Crate rsomics_compute_matrix

Crate rsomics_compute_matrix 

Source
Expand description

bigWig signal → per-region score matrix, matching deeptools computeMatrix reference-point and scale-regions output.

§Output format (deeptools heatmapper.save_matrix)

A gzipped file whose first line is @ followed by a JSON dict of the parameters (no spaces; keys in deeptools’ fixed order; the per-sample “special” params — upstream, downstream, body, bin size, ref point, unscaled 5/3 prime — are emitted as one-element lists). Every subsequent line is one region: chrom, comma-joined exon starts, comma-joined exon ends, name, score, strand, then the per-bin signal values formatted with Python %f (six decimals; missing → nan).

§Per-region binning (deeptools coverage_from_big_wig + coverage_from_array)

For each region a reference point is chosen by mode and strand, two flank spans are laid out around it, the bigWig is read per-base (NaN where the file carries no data or the span runs off the chromosome), each flank is partitioned into bins by numpy.linspace(start, end, nbins, endpoint=False) truncated to int, and each bin’s value is the NaN-masked mean of its bases. Minus-strand regions read the flanks swapped and reverse the final row. With missing data as zero, NaN bases become 0 before averaging.

§reference-point spans (b = upstream, a = downstream, refpoint rp)

  • plus strand: left flank [rp-b, rp]b/binSize bins; right flank [rp, rp+a]a/binSize bins.
  • minus strand: left flank [rp-a, rp]a/binSize bins; right flank [rp, rp+b]b/binSize bins; the row is then reversed.

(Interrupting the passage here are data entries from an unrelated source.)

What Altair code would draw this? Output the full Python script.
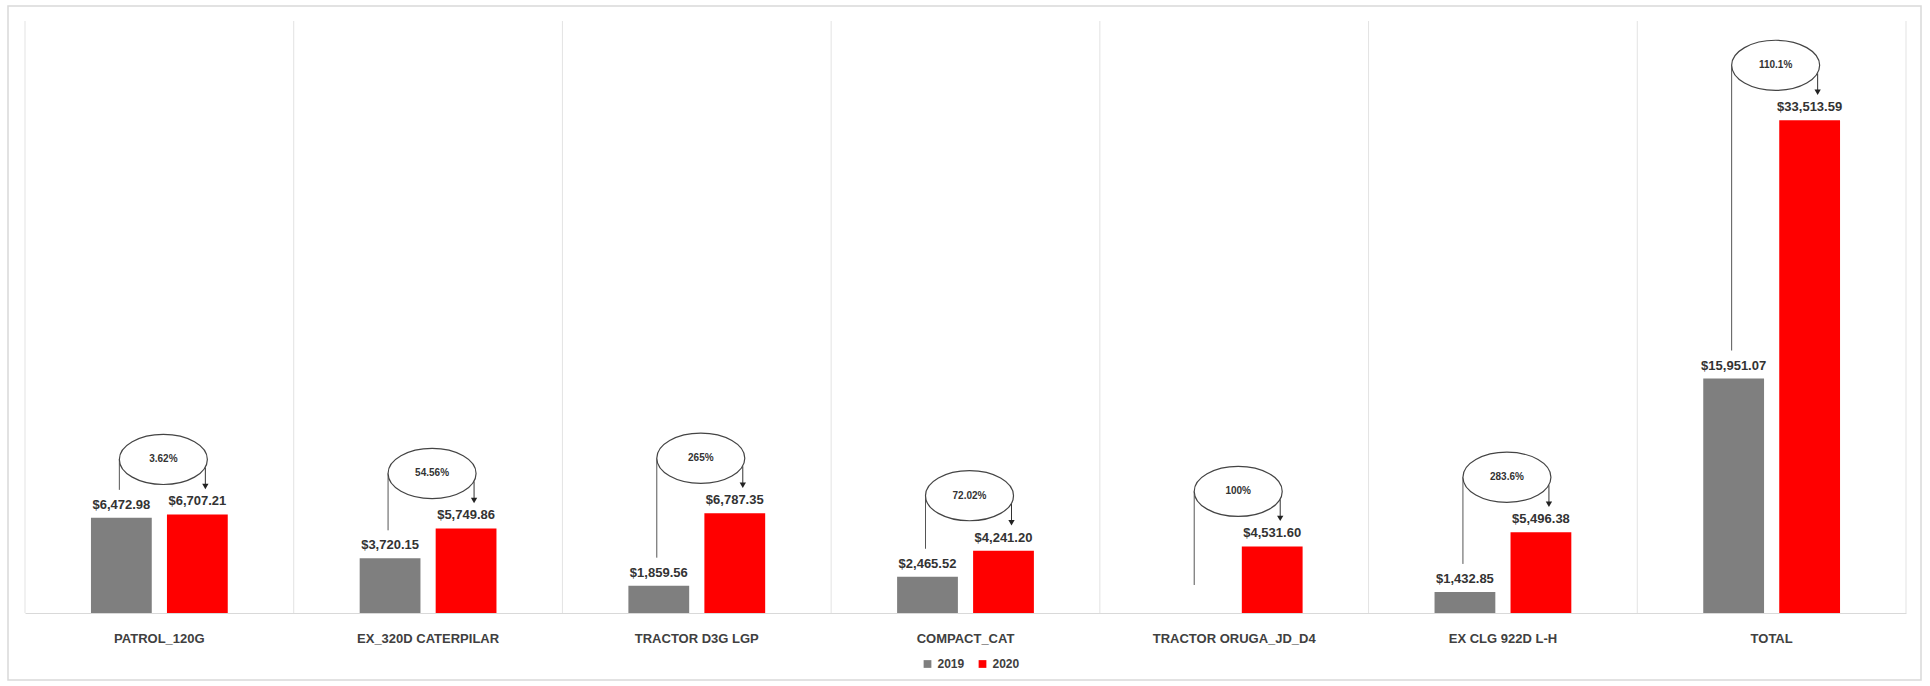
import altair as alt
import pandas as pd

CATS = ["PATROL_120G", "EX_320D CATERPILAR", "TRACTOR D3G LGP", "COMPACT_CAT",
        "TRACTOR ORUGA_JD_D4", "EX CLG 922D L-H", "TOTAL"]
V2019 = [6472.98, 3720.15, 1859.56, 2465.52, 0.0, 1432.85, 15951.07]
V2020 = [6707.21, 5749.86, 6787.35, 4241.20, 4531.60, 5496.38, 33513.59]
PCT = ["3.62%", "54.56%", "265%", "72.02%", "100%", "283.6%", "110.1%"]
YEARS = ["2019", "2020"]
COLORS = ["#7f7f7f", "#ff0000"]

W, H = 1881, 588
FONT = "Liberation Sans"

wide = pd.DataFrame({"cat": CATS, "v2019": V2019, "v2020": V2020, "pct": PCT})
long_rows = []
for c, a, b in zip(CATS, V2019, V2020):
    long_rows.append({"cat": c, "year": YEARS[0], "value": a})
    long_rows.append({"cat": c, "year": YEARS[1], "value": b})
long = pd.DataFrame(long_rows)
labels = long[long["value"] > 0]

xaxis = alt.Axis(title=None, labelAngle=0, ticks=False, domainColor="#d9d9d9",
                 labelFont=FONT, labelFontSize=13, labelFontWeight="bold",
                 labelColor="#404040", labelPadding=19, grid=False)
X = alt.X("cat:N", sort=CATS, axis=xaxis,
          scale=alt.Scale(paddingInner=0, paddingOuter=0))
yscale = alt.Scale(domain=[0, 40000], nice=False)
XOFF = alt.XOffset("year:N", sort=YEARS,
                   scale=alt.Scale(paddingInner=0.2, paddingOuter=0.868))

border = alt.Chart(pd.DataFrame({"a": [0]})).mark_rect(
    fill=None, stroke="#d9d9d9", strokeWidth=1.5
).encode(x=alt.value(-17), x2=alt.value(W + 15), y=alt.value(-19), y2=alt.value(H + 67))

dividers = alt.Chart(pd.DataFrame({"cat": CATS})).mark_rule(
    color="#e3e3e3", strokeWidth=1
).encode(x=alt.X("cat:N", sort=CATS, axis=xaxis, bandPosition=0),
         y=alt.value(-4), y2=alt.value(H))

right_edge = alt.Chart(pd.DataFrame({"a": [0]})).mark_rule(
    color="#e3e3e3", strokeWidth=1
).encode(x=alt.value(W), y=alt.value(-4), y2=alt.value(H))

bars = alt.Chart(long).mark_bar().encode(
    x=X,
    xOffset=XOFF,
    y=alt.Y("value:Q", scale=yscale, axis=None),
    color=alt.Color("year:N", sort=YEARS,
                    scale=alt.Scale(domain=YEARS, range=COLORS),
                    legend=alt.Legend(title=None, orient="none", direction="horizontal",
                                      legendX=W / 2 - 44, legendY=H + 45,
                                      symbolType="square", symbolSize=60,
                                      labelFont=FONT, labelFontSize=12,
                                      labelFontWeight="bold", labelColor="#404040",
                                      columnPadding=12, symbolStrokeWidth=0)),
)

vals = alt.Chart(labels).mark_text(
    baseline="bottom", dy=-6, font=FONT, fontSize=13, fontWeight="bold", color="#333333"
).encode(
    x=X,
    xOffset=XOFF,
    y=alt.Y("value:Q", scale=yscale, axis=None),
    text=alt.Text("value:Q", format="$,.2f"),
)

left_line = alt.Chart(wide).mark_rule(
    color="#555555", strokeWidth=1, xOffset=-40, yOffset=-55, y2Offset=-28
).encode(
    x=X,
    y=alt.Y("v2020:Q", scale=yscale, axis=None),
    y2="v2019:Q",
)

arrow_line = alt.Chart(wide).mark_rule(
    color="#333333", strokeWidth=1, xOffset=46, yOffset=-47, y2Offset=-29
).encode(
    x=X,
    y=alt.Y("v2020:Q", scale=yscale, axis=None),
    y2="v2020:Q",
)

arrow_head = alt.Chart(wide).mark_point(
    shape="triangle-down", size=40, filled=True, color="#222222", opacity=1,
    xOffset=46, yOffset=-28
).encode(
    x=X,
    y=alt.Y("v2020:Q", scale=yscale, axis=None),
)

k = 0.5523
ry = 0.57
ELLIPSE = (f"M -1 0 C -1 {-k*ry:.4f} {-k:.4f} {-ry} 0 {-ry} "
           f"C {k:.4f} {-ry} 1 {-k*ry:.4f} 1 0 "
           f"C 1 {k*ry:.4f} {k:.4f} {ry} 0 {ry} "
           f"C {-k:.4f} {ry} -1 {k*ry:.4f} -1 0 Z")

ellipse = alt.Chart(wide).mark_point(
    shape=ELLIPSE, size=88 * 88, fill="white", fillOpacity=1, filled=False,
    stroke="#444444", strokeWidth=1.2, opacity=1, xOffset=4, yOffset=-55
).encode(
    x=X,
    y=alt.Y("v2020:Q", scale=yscale, axis=None),
)

pct_text = alt.Chart(wide).mark_text(
    dx=4, dy=-55, font=FONT, fontSize=10, fontWeight="bold", color="#333333",
    baseline="middle"
).encode(
    x=X,
    y=alt.Y("v2020:Q", scale=yscale, axis=None),
    text="pct:N",
)

chart = alt.layer(
    border, dividers, right_edge, left_line, arrow_line, ellipse, pct_text,
    arrow_head, bars, vals
).resolve_scale(color="independent").properties(
    width=W, height=H,
    autosize=alt.AutoSizeParams(type="none"),
    padding={"left": 25, "top": 25, "right": 24, "bottom": 73},
    background="white",
).configure_view(stroke=None)

chart.save("out.html", embed_options={"renderer": "svg", "actions": False})
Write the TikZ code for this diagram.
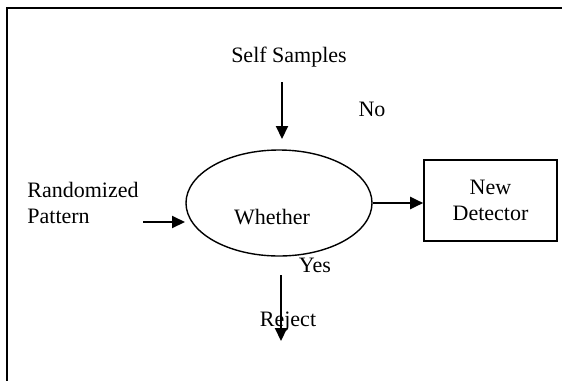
\documentclass[tikz,border=0pt]{standalone}
\usepackage{fontspec}
\setmainfont{Liberation Serif}
\usetikzlibrary{shapes.geometric}
\usetikzlibrary{arrows.meta}

\begin{document}
\begin{tikzpicture}
    [
    x=0.5pt,y=-0.5pt,
    every node/.style={font=\fontsize{11}{13}\selectfont,inner sep=0pt},
    flow/.style={-{Triangle[length=6.5pt,width=6pt]},line width=1pt},
    ]
    \useasboundingbox (0,0) rectangle (562,381);
    \draw [line width=0.9pt] (562,8) -| (7,381);

    \node (dec) at (279,203) [ellipse,draw,line width=0.7pt,minimum width=93pt,minimum height=53pt,
      label={[xshift=-3.5pt,yshift=-7pt]center:Whether}] {};
    \node (det) at (490.5,200.5) [draw,line width=0.8pt,minimum width=66.5pt,minimum height=40.5pt,align=center] {New\\Detector};

    \node (self) at (289,57) {Self Samples};
    \node (no) at (372,109) {No};
    \node (rand) at (27,203) [anchor=west,align=left] {Randomized\\Pattern};
    \node (yes) at (315,265) {Yes};
    \node (rej) at (288,322) {Reject};

    \coordinate (self-top) at (282,82);
    \coordinate (self-tip) at (282,139);
    \coordinate (rand-tail) at (143,222);
    \coordinate (rand-tip) at (185,222);
    \coordinate (yes-top) at (281,275);
    \coordinate (yes-tip) at (281,341);
    \draw [flow] (self-top) -- (self-tip);
    \draw [flow] (rand-tail) -- (rand-tip);
    \draw [flow] (dec.east) -- (dec.east -| det.west);
    \draw [flow] (yes-top) -- (yes-tip);
  \end{tikzpicture}
\end{document}
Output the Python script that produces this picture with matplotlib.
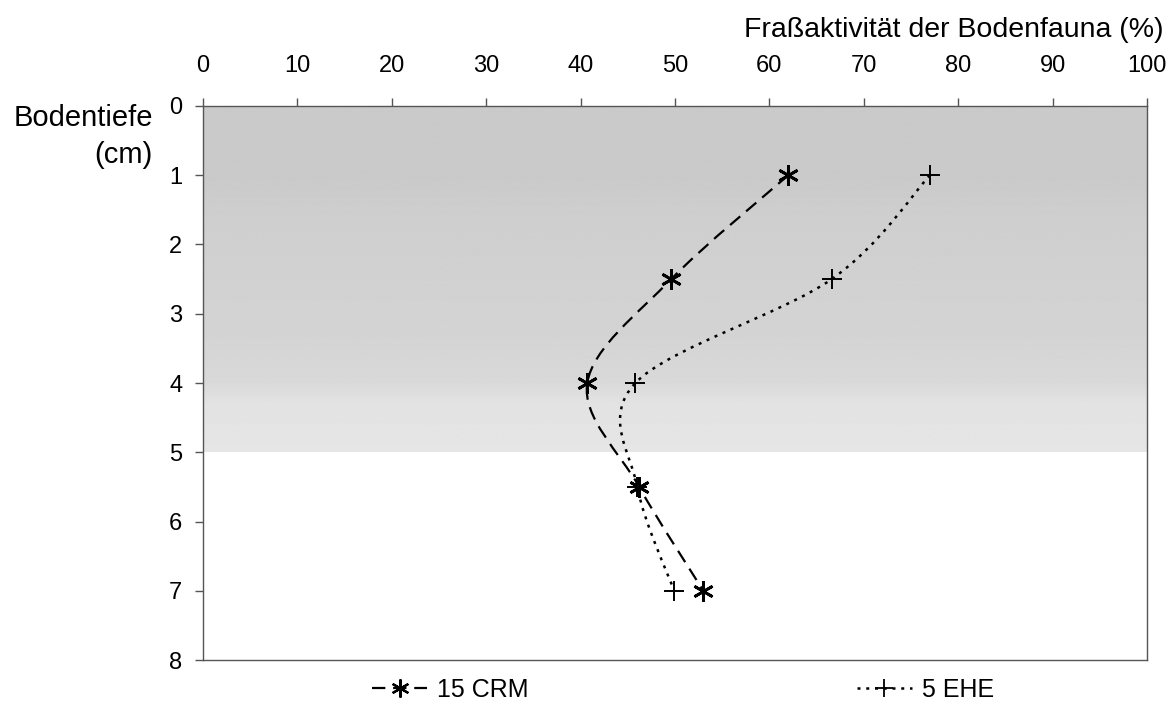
import matplotlib
matplotlib.use('Agg')
import matplotlib.pyplot as plt
import numpy as np
from matplotlib.path import Path
from matplotlib.patches import PathPatch
from matplotlib.lines import Line2D

plt.rcParams['font.family'] = ['Liberation Sans', 'DejaVu Sans']
plt.rcParams['font.size'] = 17

# soil depth (cm) and feeding activity (%)
depth = [1, 2.5, 4, 5.5, 7]
crm_15 = [62, 49.6, 40.7, 46.2, 53.0]
ehe_5 = [77, 66.6, 45.8, 46.0, 49.9]

x_ticks = list(range(0, 101, 10))
y_ticks = list(range(0, 9))

# grey shading of the upper soil layer (depth, grey level)
shade_depth = [0, 1, 1.6, 2.5, 3.3, 4.0, 4.3, 5.0]
shade_level = [0.79, 0.79, 0.81, 0.82, 0.83, 0.85, 0.89, 0.90]


def smooth_path(xs, ys):
    # Bezier segments through the points, like a spreadsheet "smoothed line"
    pts = np.column_stack([xs, ys]).astype(float)
    n = len(pts)
    verts = [pts[0]]
    codes = [Path.MOVETO]
    for i in range(n - 1):
        p0 = pts[i - 1] if i > 0 else pts[i]
        p1 = pts[i]
        p2 = pts[i + 1]
        p3 = pts[i + 2] if i + 2 < n else pts[i + 1]
        verts += [p1 + (p2 - p0) / 6, p2 - (p3 - p1) / 6, p2]
        codes += [Path.CURVE4] * 3
    return Path(verts, codes)


fig = plt.figure(figsize=(11.75, 7.06), dpi=100)
ax = fig.add_axes([0.1728, 0.065, 0.8034, 0.785])

# background shading 0-5 cm
grid = np.linspace(0, 5, 200)
col = np.interp(grid, shade_depth, shade_level)
img = np.repeat(col[:, None], 2, axis=1)
ax.imshow(img, cmap='gray', vmin=0, vmax=1, extent=[0, 100, 5, 0],
          aspect='auto', interpolation='bilinear', zorder=0)

crm_style = dict(color='black', linewidth=1.6, linestyle=(0, (6, 3.5)))
ehe_style = dict(color='black', linewidth=1.8, linestyle=(0, (1.2, 2.3)))

ax.add_patch(PathPatch(smooth_path(crm_15, depth), fill=False, zorder=2, **crm_style))
ax.add_patch(PathPatch(smooth_path(ehe_5, depth), fill=False, zorder=2, **ehe_style))

ax.plot(ehe_5, depth, linestyle='none', marker='+', markersize=15,
        markeredgewidth=1.4, color='black', zorder=3)
ax.plot(crm_15, depth, linestyle='none', marker=(6, 2, 0), markersize=15,
        markeredgewidth=2.0, color='black', zorder=3)

ax.set_xlim(0, 100)
ax.set_ylim(8, 0)
ax.xaxis.tick_top()
ax.set_xticks(x_ticks)
ax.set_yticks(y_ticks)
ax.tick_params(axis='both', direction='out', length=6, width=1, color='#555555')
ax.tick_params(axis='x', pad=15)
ax.tick_params(axis='y', pad=9)
for s in ax.spines.values():
    s.set_color('#555555')
    s.set_linewidth(1)

fig.text(0.990, 0.958, 'Fraßaktivität der Bodenfauna (%)', ha='right', va='center', fontsize=20.5)
fig.text(0.130, 0.833, 'Bodentiefe', ha='right', va='center', fontsize=21)
fig.text(0.130, 0.780, '(cm)', ha='right', va='center', fontsize=21)

# legend entries below the plot
h_crm = Line2D([], [], marker=(6, 2, 0), markersize=13, markeredgewidth=1.6, **crm_style)
h_ehe = Line2D([], [], marker='+', markersize=13, markeredgewidth=1.3, **ehe_style)
for handle, label, x0 in [(h_crm, '15 CRM', 0.317), (h_ehe, '5 EHE', 0.729)]:
    fig.legend([handle], [label], loc='center left', bbox_to_anchor=(x0, 0.023),
               frameon=False, fontsize=18, handlelength=2.2, handletextpad=0.4,
               borderpad=0, borderaxespad=0)

fig.savefig('out.png', dpi=100)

rp is start (TSS), end (TES) or (start+end)/2 (center) for the plus strand; end (TSS), start (TES) or (start+end)/2 (center) for minus.

§scale-regions spans

upstream flank [start-b, start] (b/binSize bins), the region body [start, end] scaled to body/binSize bins, downstream flank [end, end+a] (a/binSize bins). Minus strand swaps the up/down flanks and reverses.

Structs§

MatrixParams
Knobs that drive matrix layout and value computation, mirroring the deeptools parameter dict that ends up in the gzipped header.
Region
One BED6 region. score is kept as the literal BED field so a . stays . while a numeric value is re-emitted as deeptools’ float (00.0).

Enums§

BinAvg
The averaging statistic applied within each bin (deeptools --averageTypeBins).
Mode
Which subcommand layout to build.
RefPoint
Which point of each region anchors the flanks (reference-point mode).

Functions§

compute_matrix
Compute the matrix and write the gzipped deeptools-format file.
read_bed
Parse a BED file into BED6 regions. #-delimited multi-group BEDs are not supported (single “genes” group only); a # line is a hard error so we never silently mis-group.